COLLECTED DATA:
═══
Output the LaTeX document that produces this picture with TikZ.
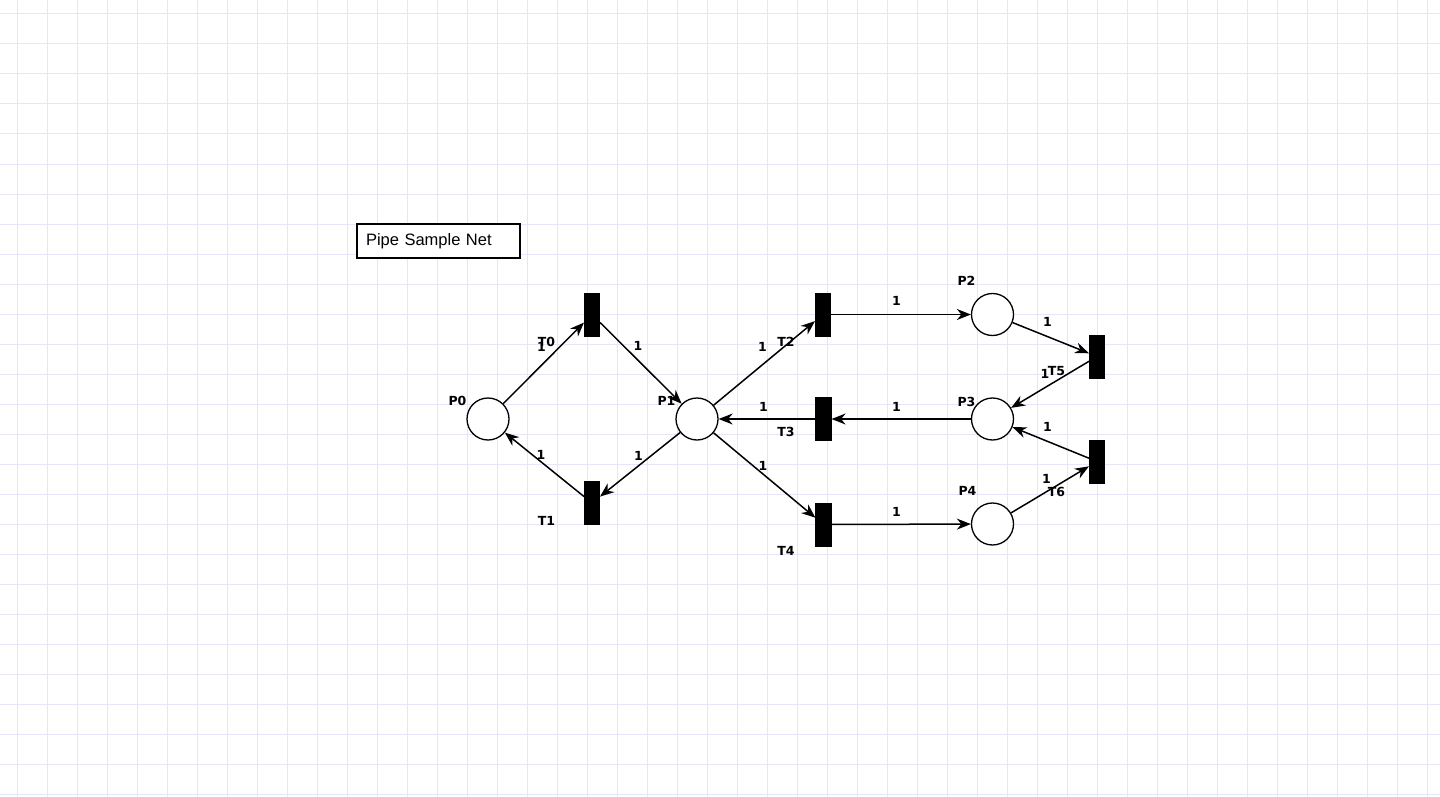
\documentclass[tikz,border=0pt]{standalone}
\usepackage{fontspec}
\setmainfont{Liberation Sans}
\newfontfamily\labfont{DejaVu Sans}
\usetikzlibrary{arrows.meta}
\definecolor{gridc}{RGB}{232,229,250}
\tikzset{
  place/.style={circle, draw=black, fill=white, line width=1.3pt, minimum size=42pt, inner sep=0pt},
  trans/.style={rectangle, fill=black, draw=black, line width=0.6pt, minimum width=15.5pt, minimum height=43pt, inner sep=0pt},
  arc/.style={line width=1.5pt, -{Stealth[length=14pt, width=11pt, inset=4.5pt]}},
  lab/.style={inner sep=0pt, font=\labfont\bfseries\fontsize{12.5}{13}\selectfont},
  gridline/.style={draw=gridc, line width=1pt}
}
\begin{document}
\begin{tikzpicture}[x=1pt,y=-1pt]
\useasboundingbox (0,0) rectangle (1440,797);
\fill[white] (0,0) rectangle (1440,797);
\foreach \x in {17,47,...,1427} \draw[gridline] (\x,0) -- (\x,797);
\foreach \y in {14,44,...,794} \draw[gridline] (0,\y) -- (1440,\y);

% title
\node[draw=black, line width=1.2pt, fill=white, text width=145pt, inner xsep=9pt, minimum height=34pt, align=left, font=\fontsize{16.5}{18}\selectfont] (title) at (438.5,241) {Pipe Sample Net};

% places
\node[place] (P0) at (488,419) {};
\node[place] (P1) at (697,419) {};
\node[place] (P2) at (992.5,314.5) {};
\node[place] (P3) at (992.5,419) {};
\node[place] (P4) at (992.5,524) {};

% transitions
\node[trans] (T0) at (592,314.5) {};
\node[trans] (T1) at (592,503) {};
\node[trans] (T2) at (823,314.5) {};
\node[trans] (T3) at (823.5,419) {};
\node[trans] (T4) at (823.5,524.5) {};
\node[trans] (T5) at (1097,356.5) {};
\node[trans] (T6) at (1097,461.5) {};

% arcs
\draw[arc] (P0) -- (T0);
\draw[arc] (T0) -- (P1);
\draw[arc] (P1) -- (T1);
\draw[arc] (T1) -- (P0);
\draw[arc] (P1) -- (T2);
\draw[arc] (T3) -- (P1);
\draw[arc] (P1) -- (T4);
\draw[arc] (T2) -- (P2);
\draw[arc] (P3) -- (T3);
\draw[arc] (T4) -- (P4);
\draw[arc] (P2) -- (T5);
\draw[arc] (T5) -- (P3);
\draw[arc] (P4) -- (T6);
\draw[arc] (T6) -- (P3);

% place labels
\node[lab] (lP0) at (457.5,401) {P0};
\node[lab] (lP1) at (666.5,401) {P1};
\node[lab] (lP2) at (966.5,281) {P2};
\node[lab] (lP3) at (966.5,401.5) {P3};
\node[lab] (lP4) at (967.5,491) {P4};

% transition labels
\node[lab] (lT0) at (546.5,341.5) {T0};
\node[lab] (lT1) at (546.5,521) {T1};
\node[lab] (lT2) at (786,341.5) {T2};
\node[lab] (lT3) at (786,432) {T3};
\node[lab] (lT4) at (786,551) {T4};
\node[lab] (lT5) at (1056.5,371.5) {T5};
\node[lab] (lT6) at (1056.5,491.5) {T6};

% arc weights
\node[lab] (w1) at (541.5,346.5) {1};
\node[lab] (w2) at (638,346) {1};
\node[lab] (w3) at (638.5,455.5) {1};
\node[lab] (w4) at (541,455) {1};
\node[lab] (w5) at (762.5,347) {1};
\node[lab] (w6) at (763.5,406.5) {1};
\node[lab] (w7) at (763,466) {1};
\node[lab] (w8) at (896.5,301) {1};
\node[lab] (w9) at (896.5,406.5) {1};
\node[lab] (w10) at (896.5,511.5) {1};
\node[lab] (w11) at (1047.5,321.5) {1};
\node[lab] (w12) at (1045,373.5) {1};
\node[lab] (w13) at (1047.5,427) {1};
\node[lab] (w14) at (1046.5,479) {1};
\end{tikzpicture}
\end{document}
═══
OBJECTIVE: Leave out the pictures and repeat exactly the lines from the start of the material through the line that contains "(P4) at (992.5,524)", both included.

EXPECTED ANSWER:
Output the LaTeX document that produces this picture with TikZ.
\documentclass[tikz,border=0pt]{standalone}
\usepackage{fontspec}
\setmainfont{Liberation Sans}
\newfontfamily\labfont{DejaVu Sans}
\usetikzlibrary{arrows.meta}
\definecolor{gridc}{RGB}{232,229,250}
\tikzset{
  place/.style={circle, draw=black, fill=white, line width=1.3pt, minimum size=42pt, inner sep=0pt},
  trans/.style={rectangle, fill=black, draw=black, line width=0.6pt, minimum width=15.5pt, minimum height=43pt, inner sep=0pt},
  arc/.style={line width=1.5pt, -{Stealth[length=14pt, width=11pt, inset=4.5pt]}},
  lab/.style={inner sep=0pt, font=\labfont\bfseries\fontsize{12.5}{13}\selectfont},
  gridline/.style={draw=gridc, line width=1pt}
}
\begin{document}
\begin{tikzpicture}[x=1pt,y=-1pt]
\useasboundingbox (0,0) rectangle (1440,797);
\fill[white] (0,0) rectangle (1440,797);
\foreach \x in {17,47,...,1427} \draw[gridline] (\x,0) -- (\x,797);
\foreach \y in {14,44,...,794} \draw[gridline] (0,\y) -- (1440,\y);

% title
\node[draw=black, line width=1.2pt, fill=white, text width=145pt, inner xsep=9pt, minimum height=34pt, align=left, font=\fontsize{16.5}{18}\selectfont] (title) at (438.5,241) {Pipe Sample Net};

% places
\node[place] (P0) at (488,419) {};
\node[place] (P1) at (697,419) {};
\node[place] (P2) at (992.5,314.5) {};
\node[place] (P3) at (992.5,419) {};
\node[place] (P4) at (992.5,524) {};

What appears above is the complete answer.